Room for Disagreement
Mark Essien, founder of hotel booking website Hotels.ng, argues that large scale crypto trades have hurt Nigerian businesses and livelihoods. He defended restrictions on the activities of exchanges. “Crypto was being abused in a way that was really causing hardship, and honestly, this loophole had to be closed,” he said on Wednesday. “I don’t think it’s going to open officially again. The Nigeria economy is small enough that the crypto trade actually affects it.” Nigeria’s gross domestic product stood at $472 billion in 2022, according to World Bank estimates, although it has shrunk in dollar terms since then amid the naira’s depreciation and slower growth.
The View From a Crypto Exchange
A picture of crypto trades by Nigerians can be seen on Noones, an exchange that also serves users in Ghana and India.
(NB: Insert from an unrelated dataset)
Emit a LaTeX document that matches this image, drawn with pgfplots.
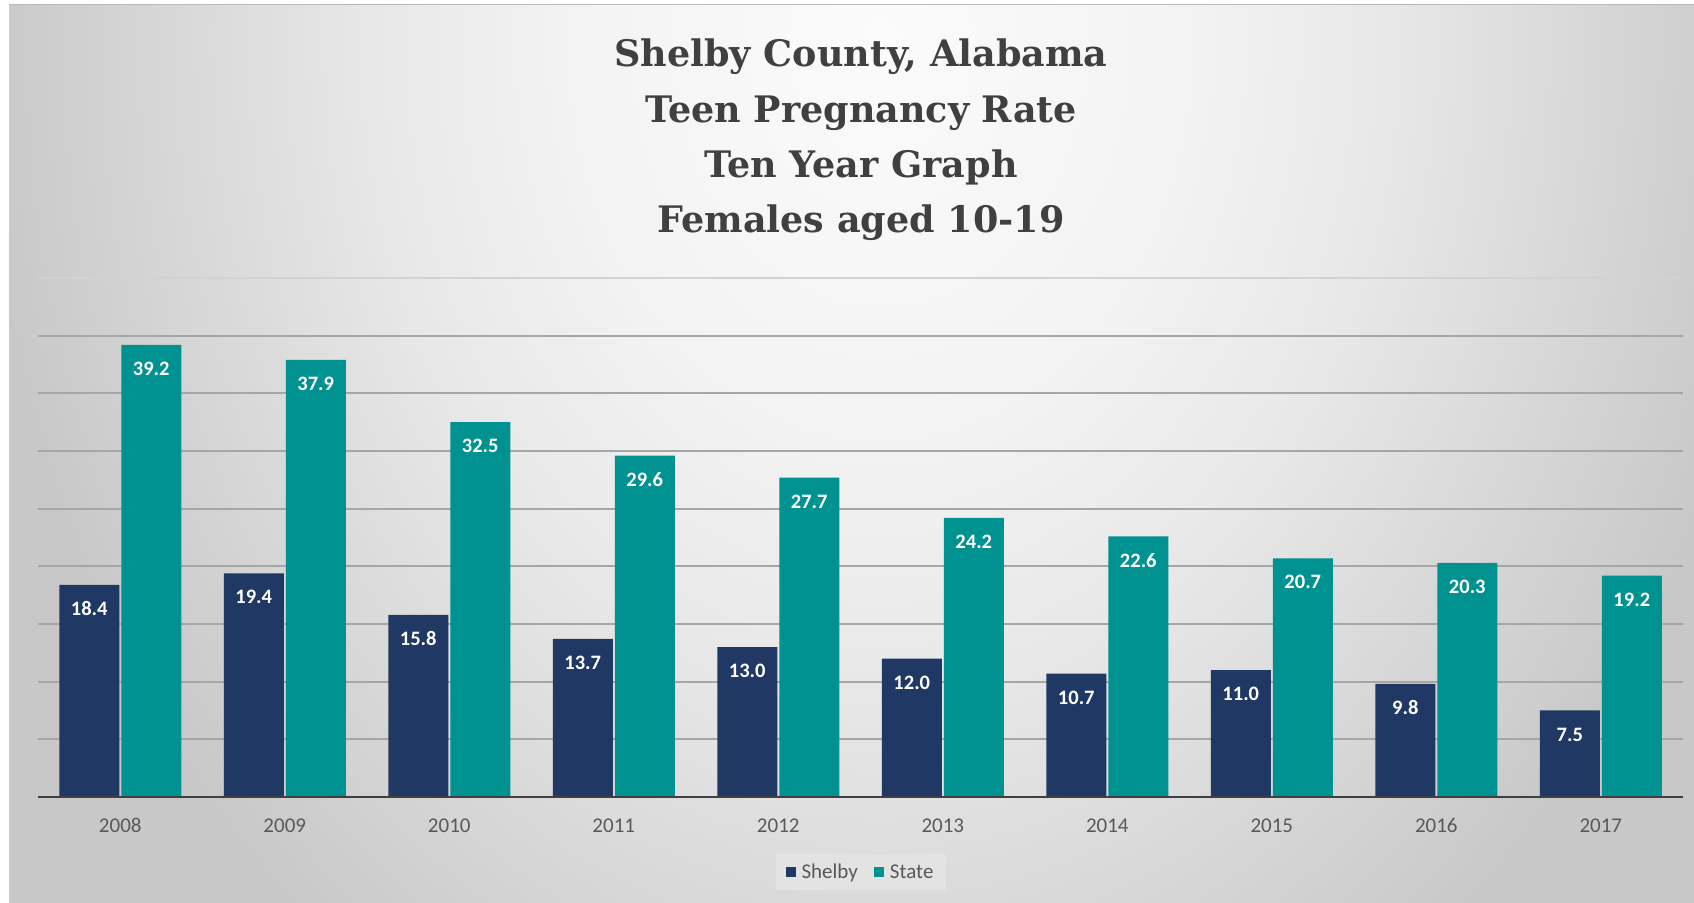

Ray Youssef, the company’s head, said transactions from Nigeria have stayed steady despite the past week’s rumbles and that the central bank is exaggerating the share of illicit activity in crypto. “There’s so much good, clean business that is not being satisfied by the banking system,” he told Semafor Africa. “Right now it is easier to get on a bus with a suitcase full of cash than to use the banking system to make payments across borders. Africa is using a broken down version of the SWIFT system,” he said, referring to the global messaging network for financial transactions.